## INFORMATION PROVIDED:
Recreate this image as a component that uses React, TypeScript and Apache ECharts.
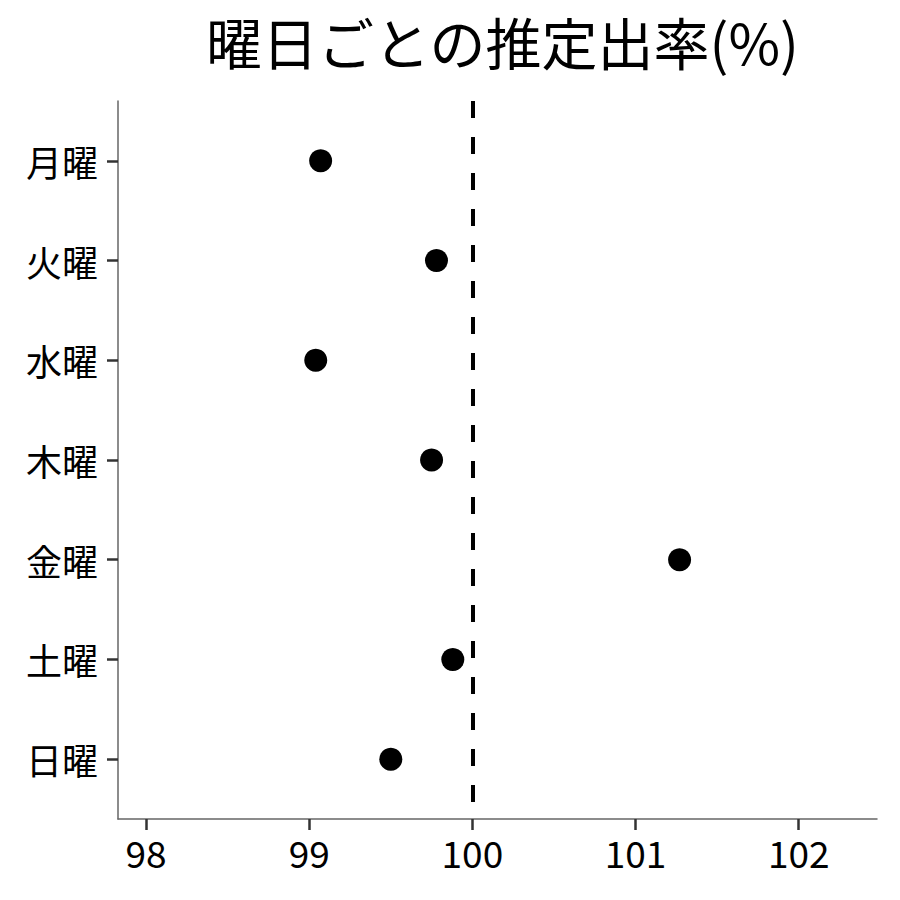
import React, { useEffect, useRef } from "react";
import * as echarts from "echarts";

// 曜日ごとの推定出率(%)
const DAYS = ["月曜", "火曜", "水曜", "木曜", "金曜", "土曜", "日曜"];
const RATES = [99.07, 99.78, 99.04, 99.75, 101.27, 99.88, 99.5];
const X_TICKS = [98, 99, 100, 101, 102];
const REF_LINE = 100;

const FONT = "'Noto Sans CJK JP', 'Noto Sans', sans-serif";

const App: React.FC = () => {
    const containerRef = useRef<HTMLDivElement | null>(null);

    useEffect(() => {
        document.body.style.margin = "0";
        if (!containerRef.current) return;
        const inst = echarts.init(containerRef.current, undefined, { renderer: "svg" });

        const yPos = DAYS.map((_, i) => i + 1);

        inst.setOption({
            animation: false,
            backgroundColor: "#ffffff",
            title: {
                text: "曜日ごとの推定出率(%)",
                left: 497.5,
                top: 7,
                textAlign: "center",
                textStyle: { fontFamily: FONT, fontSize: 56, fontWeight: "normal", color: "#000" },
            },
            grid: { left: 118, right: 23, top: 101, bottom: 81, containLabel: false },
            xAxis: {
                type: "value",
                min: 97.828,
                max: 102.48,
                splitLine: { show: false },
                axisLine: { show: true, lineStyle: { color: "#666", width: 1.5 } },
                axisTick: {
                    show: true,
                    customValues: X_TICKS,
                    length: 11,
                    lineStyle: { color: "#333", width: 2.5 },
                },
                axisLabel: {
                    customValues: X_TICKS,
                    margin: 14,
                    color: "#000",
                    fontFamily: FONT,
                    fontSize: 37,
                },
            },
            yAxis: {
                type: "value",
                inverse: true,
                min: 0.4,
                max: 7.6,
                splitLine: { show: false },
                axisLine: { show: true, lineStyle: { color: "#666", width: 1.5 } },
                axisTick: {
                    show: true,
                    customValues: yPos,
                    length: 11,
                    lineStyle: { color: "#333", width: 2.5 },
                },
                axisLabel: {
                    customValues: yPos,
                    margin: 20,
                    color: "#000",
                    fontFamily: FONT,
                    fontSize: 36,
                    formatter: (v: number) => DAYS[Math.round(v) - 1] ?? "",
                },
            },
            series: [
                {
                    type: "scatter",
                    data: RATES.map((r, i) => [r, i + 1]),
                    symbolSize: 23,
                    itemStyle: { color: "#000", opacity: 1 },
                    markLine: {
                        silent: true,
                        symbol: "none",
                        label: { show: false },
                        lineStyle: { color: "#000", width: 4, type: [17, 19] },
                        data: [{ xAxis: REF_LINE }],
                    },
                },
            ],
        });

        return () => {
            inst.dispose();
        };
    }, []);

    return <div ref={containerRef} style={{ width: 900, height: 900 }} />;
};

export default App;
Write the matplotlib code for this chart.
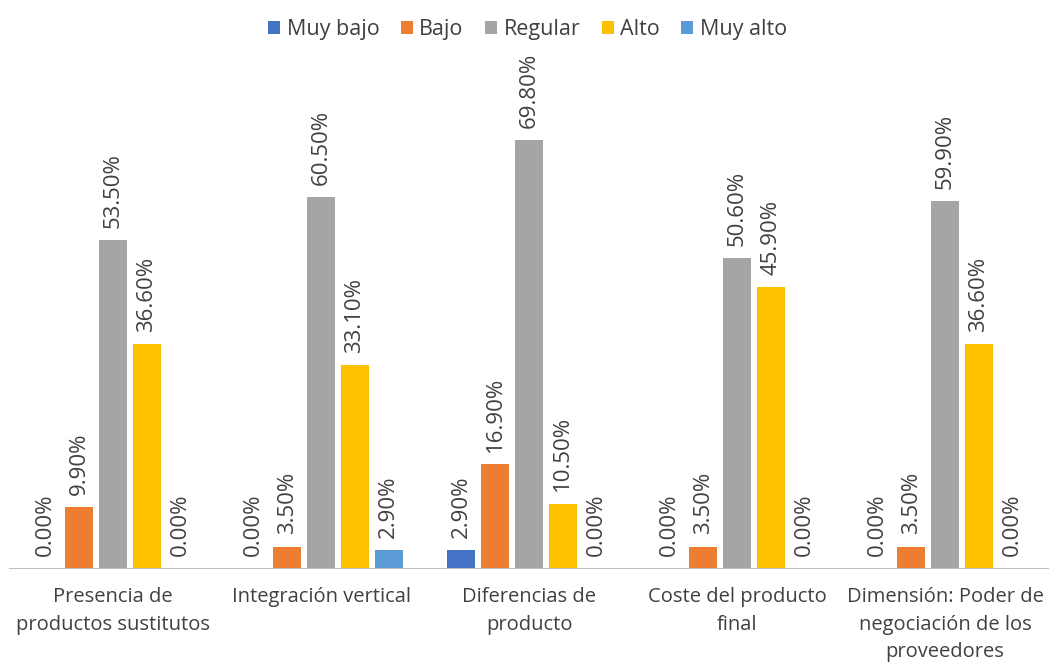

## GOAL:
Quote each line of the listing exactly, but leave the pictures out.

## ANSWER FOR THE TASK:
Recreate this image as a component that uses React, TypeScript and Apache ECharts.
import React, { useEffect, useRef } from "react";
import * as echarts from "echarts";

// 曜日ごとの推定出率(%)
const DAYS = ["月曜", "火曜", "水曜", "木曜", "金曜", "土曜", "日曜"];
const RATES = [99.07, 99.78, 99.04, 99.75, 101.27, 99.88, 99.5];
const X_TICKS = [98, 99, 100, 101, 102];
const REF_LINE = 100;

const FONT = "'Noto Sans CJK JP', 'Noto Sans', sans-serif";

const App: React.FC = () => {
    const containerRef = useRef<HTMLDivElement | null>(null);

    useEffect(() => {
        document.body.style.margin = "0";
        if (!containerRef.current) return;
        const inst = echarts.init(containerRef.current, undefined, { renderer: "svg" });

        const yPos = DAYS.map((_, i) => i + 1);

        inst.setOption({
            animation: false,
            backgroundColor: "#ffffff",
            title: {
                text: "曜日ごとの推定出率(%)",
                left: 497.5,
                top: 7,
                textAlign: "center",
                textStyle: { fontFamily: FONT, fontSize: 56, fontWeight: "normal", color: "#000" },
            },
            grid: { left: 118, right: 23, top: 101, bottom: 81, containLabel: false },
            xAxis: {
                type: "value",
                min: 97.828,
                max: 102.48,
                splitLine: { show: false },
                axisLine: { show: true, lineStyle: { color: "#666", width: 1.5 } },
                axisTick: {
                    show: true,
                    customValues: X_TICKS,
                    length: 11,
                    lineStyle: { color: "#333", width: 2.5 },
                },
                axisLabel: {
                    customValues: X_TICKS,
                    margin: 14,
                    color: "#000",
                    fontFamily: FONT,
                    fontSize: 37,
                },
            },
            yAxis: {
                type: "value",
                inverse: true,
                min: 0.4,
                max: 7.6,
                splitLine: { show: false },
                axisLine: { show: true, lineStyle: { color: "#666", width: 1.5 } },
                axisTick: {
                    show: true,
                    customValues: yPos,
                    length: 11,
                    lineStyle: { color: "#333", width: 2.5 },
                },
                axisLabel: {
                    customValues: yPos,
                    margin: 20,
                    color: "#000",
                    fontFamily: FONT,
                    fontSize: 36,
                    formatter: (v: number) => DAYS[Math.round(v) - 1] ?? "",
                },
            },
            series: [
                {
                    type: "scatter",
                    data: RATES.map((r, i) => [r, i + 1]),
                    symbolSize: 23,
                    itemStyle: { color: "#000", opacity: 1 },
                    markLine: {
                        silent: true,
                        symbol: "none",
                        label: { show: false },
                        lineStyle: { color: "#000", width: 4, type: [17, 19] },
                        data: [{ xAxis: REF_LINE }],
                    },
                },
            ],
        });

        return () => {
            inst.dispose();
        };
    }, []);

    return <div ref={containerRef} style={{ width: 900, height: 900 }} />;
};

export default App;
Write the matplotlib code for this chart.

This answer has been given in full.